The surveys provided feedback from knowledge users and experts on their preferences for the structure, focus and concepts included in a proposed RoB NMA tool, which is under development. Both knowledge users and Delphi panellists preferred a tool to assess both the bias in individual NMA results and authors’ conclusions. The majority of knowledge users had high interest in the tool and reported they would use it if they received adequate training.
Data availability statement
All data relevant to the study are included in the article or uploaded as supplementary information. The datasets used and/or analysed during the current study are available freely at https://osf.io/da4uy/.
Patient consent for publication
Approval from the University British Columbia Ethics Board was obtained for both the survey and the Delphi process, and consent was implied when respondents completed the online survey.
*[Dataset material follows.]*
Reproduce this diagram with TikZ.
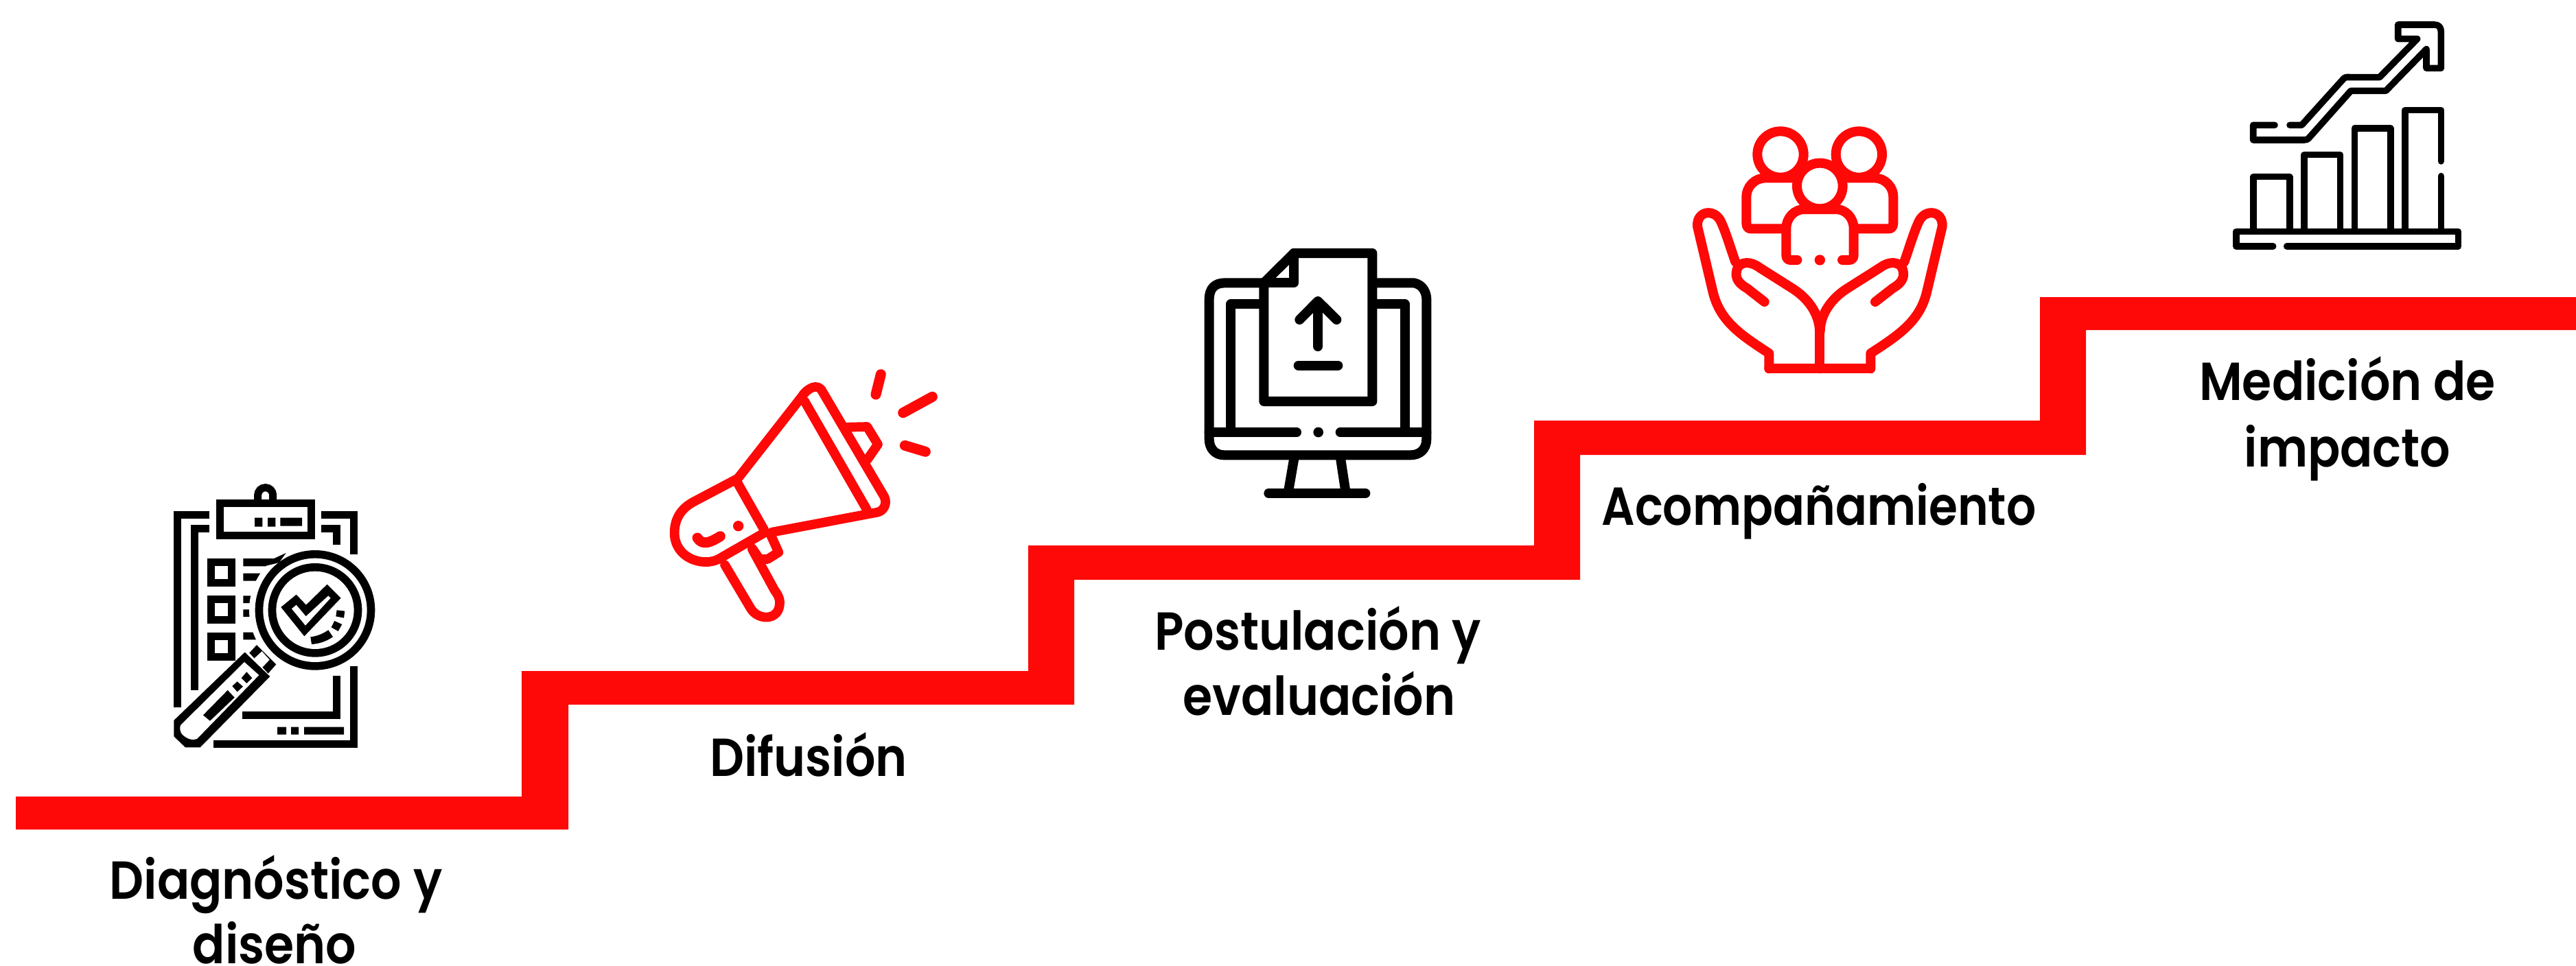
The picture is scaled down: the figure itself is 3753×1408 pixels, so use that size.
\documentclass[tikz,border=0pt]{standalone}
\usepackage{fontspec}
\setmainfont{Poppins}[UprightFont=* SemiBold,FakeStretch=0.895]
\newfontfamily\narrowlbl{Poppins}[UprightFont=* SemiBold,FakeStretch=0.87]
\definecolor{stairred}{RGB}{255,8,8}
\tikzset{
  lbl/.style={anchor=base,align=center,inner sep=0pt,text=black,font=\fontsize{78}{95}\selectfont},
  iconscope/.style={x=0.33333pt,y=-0.33333pt},
  kline/.style={draw=black,line width=11pt,miter limit=10},
  kfill/.style={fill=black,draw=none},
  wfill/.style={fill=white,draw=none},
  rline/.style={draw=stairred,line width=13.7pt,line join=round,line cap=round},
  mline/.style={draw=black,line width=14pt,line join=round,line cap=round},
  gline/.style={draw=stairred,line width=14pt,line join=round,line cap=round},
  tline/.style={draw=black,line width=9.6pt,line join=round,line cap=round}
}
\begin{document}
\begin{tikzpicture}[x=1pt,y=-1pt]
\useasboundingbox (0,0) rectangle (3753,1408);
\fill[white] (0,0) rectangle (3753,1408);
% staircase
\fill[stairred] (23,1161) -- (760,1161) -- (760,978) -- (1498,978) -- (1498,795) -- (2235,795) -- (2235,613) -- (2972,613) -- (2972,433) -- (3753,433) -- (3753,481) -- (3039,481) -- (3039,663) -- (2302,663) -- (2302,845) -- (1565,845) -- (1565,1027) -- (828,1027) -- (828,1209) -- (23,1209) -- cycle;
% labels
\node[lbl] (l1a) at (402,1310) {Diagnóstico y};
\node[lbl] (l1b) at (400,1404) {diseño};
\node[lbl] (l2) at (1178,1131) {Difusión};
\node[lbl] (l3a) at (1920,947) {Postulación y};
\node[lbl] (l3b) at (1922,1042) {evaluación};
\node[lbl] (l4) at (2650,765) {\narrowlbl Acompañamiento};
\node[lbl] (l5a) at (3420,583) {Medición de};
\node[lbl] (l5b) at (3420,680) {impacto};
% icon 1: clipboard
\begin{scope}[shift={(200,680)},iconscope]
\draw[kline] (527,150) -- (527,125) arc[start angle=180,end angle=360,radius=33] -- (593,150);
\draw[kline] (361,160) rectangle (761,300);
\fill[kfill] (513,224) rectangle (547,263) (570,224) rectangle (604,263) (625,224) rectangle (720,260);
\draw[kline] (316,210) -- (174,210) -- (174,1053);
\draw[kline] (316,272) -- (250,272) -- (250,977);
\draw[kline] (805,210) -- (947,210) -- (947,384);
\draw[kline] (805,272) -- (870,272) -- (870,341);
\draw[kline] (333,1213) -- (947,1213) -- (947,873);
\draw[kline] (459,1087) -- (870,1087) -- (870,916);
\fill[kfill] (612,1139) rectangle (651,1172) (672,1139) rectangle (705,1172) (729,1139) rectangle (903,1172);
\draw[kline] (321,418) rectangle (411,508);
\draw[kline] (321,580) rectangle (411,670);
\draw[kline] (321,742) rectangle (411,832);
\fill[kfill] (463,402) rectangle (640,436) (463,467) rectangle (600,500) (463,565) rectangle (600,597) (463,625) rectangle (600,657) (463,725) rectangle (600,757);
\fill[wfill] (777,628) circle[radius=288];
\fill[kfill] (555,436) -- (598,402) -- (650,378) -- (620,420) -- cycle;
\fill[kfill] (490,815) -- (522,780) -- (607,865) -- (572,905) -- cycle;
\fill[wfill] (510,840) -- (545,808) -- (578,845) -- (545,880) -- cycle;
\fill[kfill] (777,628) circle[radius=262];
\fill[wfill] (777,628) circle[radius=227];
\fill[kfill] (760,628) ++(17,0) circle[radius=205];
\fill[wfill] (777,628) circle[radius=170];
\fill[kfill] (628,615) -- (695,560) -- (738,605) -- (830,515) -- (890,575) -- (730,742) -- cycle;
\fill[wfill] (675,622) -- (695,605) -- (737,655) -- (835,565) -- (845,575) -- (735,695) -- cycle;
\fill[kfill] (872,628) -- (907,632) -- (903,662) -- (868,655) -- cycle;
\fill[kfill] (862,675) -- (895,690) -- (878,720) -- (848,703) -- cycle;
\fill[kfill] (757,745) .. controls (785,742) and (810,732) .. (835,715) -- (855,745) .. controls (825,765) and (795,775) .. (762,777) -- cycle;
% handle
\fill[kfill] (470,812) -- (580,918) -- (275,1228) -- (210,1228) -- (160,1180) -- (160,1110) -- cycle;
\fill[wfill] (468,855) -- (532,912) -- (262,1190) .. controls (240,1200) and (215,1190) .. (195,1170) .. controls (185,1155) and (185,1140) .. (190,1130) -- cycle;
\fill[kfill] (288,1087) -- (395,978) -- (425,1010) -- (318,1112) -- cycle;
\fill[kfill] (415,960) -- (437,940) -- (462,962) -- (437,985) -- cycle;
\fill[kfill] (455,925) -- (478,898) -- (502,925) -- (478,948) -- cycle;
\end{scope}
% icon 2: megaphone
\begin{scope}[shift={(940,510)},iconscope]
\draw[rline] (405,562) -- (684,205) .. controls (705,170) and (755,140) .. (775,183) -- (1045,642) .. controls (1060,675) and (1040,705) .. (1015,710) -- (555,797);
\draw[rline] (697,225) -- (968,697);
\draw[rline] (405,584) -- (520,787);
\draw[rline] (520,800) -- (320,915) .. controls (250,950) and (128,910) .. (128,800) .. controls (128,730) and (165,690) .. (210,665) -- (405,562);
\fill[stairred] (407,770) circle[radius=23];
\draw[stairred,line width=15pt,line cap=round,line join=round] (228,822) .. controls (250,855) and (280,845) .. (328,815);
\draw[rline] (348,940) -- (462,1132) .. controls (495,1185) and (588,1185) .. (588,1105) .. controls (588,1080) and (575,1065) .. (565,1050) -- (468,872);
\draw[rline] (468,868) -- (500,915) -- (535,915) -- (583,885) -- (550,812);
\draw[rline] (885,338) -- (970,336) -- (1017,413) -- (972,478);
\draw[stairred,line width=15pt,line cap=round] (1030,107) -- (1008,195);
\draw[stairred,line width=15pt,line cap=round] (1127,275) -- (1255,205);
\draw[stairred,line width=15pt,line cap=round] (1135,418) -- (1225,445);
\end{scope}
% icon 3: monitor
\begin{scope}[shift={(1720,340)},iconscope]
\draw[mline] (125,870) -- (125,290) .. controls (125,240) and (150,217) .. (195,217) -- (1020,217) .. controls (1060,225) and (1075,260) .. (1075,290) -- (1075,900) .. controls (1075,945) and (1045,970) .. (1005,970) -- (190,970) .. controls (150,970) and (125,940) .. (125,900) -- cycle;
\draw[mline] (220,870) -- (220,310) -- (980,310) -- (980,870);
\draw[mline] (125,870) -- (507,870);
\draw[mline] (698,870) -- (1075,870);
\fill[black] (602,870) circle[radius=22];
\draw[mline] (495,990) -- (470,1135);
\draw[mline] (700,990) -- (722,1135);
\draw[mline] (385,1137) -- (808,1137);
\draw[mline,fill=white] (364,735) -- (838,735) -- (838,87) -- (495,87) -- (364,217) -- cycle;
\draw[mline] (495,87) -- (495,217) -- (364,217);
\draw[mline] (600,300) -- (600,495);
\draw[mline] (520,378) -- (600,297) -- (682,378);
\draw[mline] (515,578) -- (688,578);
\end{scope}
% icon 4: hands and people
\begin{scope}[shift={(2430,160)},iconscope]
\draw[gline] (492,195) circle[radius=101];
\draw[gline] (835,195) circle[radius=101];
\draw[gline] (540,298) -- (430,298) .. controls (375,298) and (343,340) .. (343,380) -- (343,495) .. controls (343,510) and (350,520) .. (360,520) -- (495,520);
\draw[gline] (788,298) -- (898,298) .. controls (953,298) and (985,340) .. (985,380) -- (985,495) .. controls (985,510) and (978,520) .. (968,520) -- (833,520);
\draw[gline,fill=white] (664,333) circle[radius=100];
\draw[gline] (565,657) -- (535,657) .. controls (525,657) and (517,650) .. (517,635) -- (517,520) .. controls (517,470) and (555,435) .. (595,435) -- (735,435) .. controls (775,435) and (812,470) .. (812,520) -- (812,635) .. controls (812,650) and (804,657) .. (792,657) -- (762,657);
\fill[stairred] (664,657) circle[radius=23];
\draw[gline] (442,1132) -- (885,1132);
\draw[gline] (663,1132) -- (663,970);
\draw[gline] (442,1132) -- (442,1065) .. controls (320,985) and (225,925) .. (195,790) -- (129,510) .. controls (125,440) and (205,430) .. (232,490) .. controls (255,540) and (275,610) .. (295,665);
\draw[gline] (422,840) -- (345,780) .. controls (300,755) and (290,725) .. (305,690) .. controls (320,665) and (360,660) .. (400,690) -- (550,785) .. controls (625,835) and (663,905) .. (663,970);
\draw[gline] (886,1132) -- (886,1065) .. controls (1008,985) and (1103,925) .. (1133,790) -- (1199,510) .. controls (1203,440) and (1123,430) .. (1096,490) .. controls (1073,540) and (1053,610) .. (1033,665);
\draw[gline] (906,840) -- (983,780) .. controls (1028,755) and (1038,725) .. (1023,690) .. controls (1008,665) and (968,660) .. (928,690) -- (778,785) .. controls (703,835) and (665,905) .. (665,970);
\end{scope}
% icon 5: chart
\begin{scope}[shift={(3230,10)},iconscope]
\draw[tline] (305,1047) -- (1054,1047) -- (1054,982) -- (84,982) -- (84,1047) -- (245,1047);
\draw[tline] (159,982) -- (159,743) -- (317,743) -- (317,982);
\draw[tline] (381,982) -- (381,647) -- (538,647) -- (538,982);
\draw[tline] (601,982) -- (601,531) -- (758,531) -- (758,982);
\draw[tline] (822,982) -- (822,452) -- (979,452) -- (979,675);
\draw[tline] (979,740) -- (979,982);
\draw[tline] (318,517) -- (370,517) -- (555,312) .. controls (565,305) and (575,308) .. (590,308) -- (710,308) -- (875,140) -- (791,140) -- (791,78) -- (950,78) .. controls (970,78) and (979,90) .. (979,110) -- (979,268) -- (915,268) -- (915,185) -- (738,367) -- (585,367) -- (400,575) .. controls (395,580) and (390,582) .. (380,582) -- (158,582) -- (158,517) -- (252,517);
\end{scope}
\end{tikzpicture}
\end{document}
We acknowledge the contribution of our collaborators: Sofia Dias, Penny Whiting, Adrienne Stevens, Bob Nakagawa, Gayatri Jayaraman, Georgia Salanti, Karla Soares-Weiser, Larry Mróz, Lucy Turner, Nicole Mittmann, Nicolette McGuire and Matthew Tunis. We also acknowledge our Delphi panellists: Simon Turner, Dimitris Mavridis, Virginia Chiocchia, Ian Shrier, Adriani Nikolakopoulou, Dan Jackson, Richard Riley, Becky Turner, Bruno Roza da Costa, Petros Pechlivanoglou, Steve Kanters, Ferran Catala-Lopez, Tianjing Li, Matt Page, Chris Cameron, Anna Chaimani, Kerry Dwan, Audrey Beliveau, Kristian Thorlund, Jonathan Sterne, Cinzia del Giovane, Guido Schwarzer, Joanne McKenzie, Lehana Thabane, Theodoros Papakonstantinou, Isabelle Bourtron, Sharon Strauss and Jenn Watt.
This web only file has been produced by the BMJ Publishing Group from an electronic file supplied by the author(s) and has not been edited for content.
Twitter @carole_lunny, @JennAnnWatt, @vminogue2
Contributors CL conceived of the study; ACT, AAV, BH, CL, IW, JPTH, and JMW contributed to the design of the study; CL drafted the survey; CL, LC and SST inputted the questions into Qualtrics; CL, SSi and SST analysed the data; CL wrote the draft manuscript; ACT, AAV, BH, CL, IW, JPTH, and JMW revised the manuscript; all authors edited the manuscript; and all authors read and approved the final manuscript. ACT is the guarantor.
Funding Funding was received from a 2020 CIHR Project Grant (2021-2024; ID 451190). ACT currently holds a Tier 2 Canada Research Chair in Knowledge Synthesis. IW was supported by the Medical Research Council (programme MC_UU_00004/06). BH has previously received honoraria from Eversana for the provision of methodological advice related to the conduct of systematic reviews and meta-analysis. JPTH is a National Institute for Health Research (NIHR) Senior Investigator (NF-SI-0617-10145), is supported by NIHR Bristol Biomedical Research Centre at University Hospitals Bristol and Weston NHS Foundation Trust and the University of Bristol, is supported by the NIHR Applied Research Collaboration West (ARC West) at University Hospitals Bristol and Weston NHS Foundation Trust, and is a member of the MRC Integrative Epidemiology Unit at the University of Bristol.
Competing interests AAV was an Associate Editor for the journal, but was not involved with the decision or peer-review process.
Patient and public involvement Patients and/or the public were not involved in the design, or conduct, or reporting, or dissemination plans of this research.
Provenance and peer review Not commissioned; externally peer reviewed.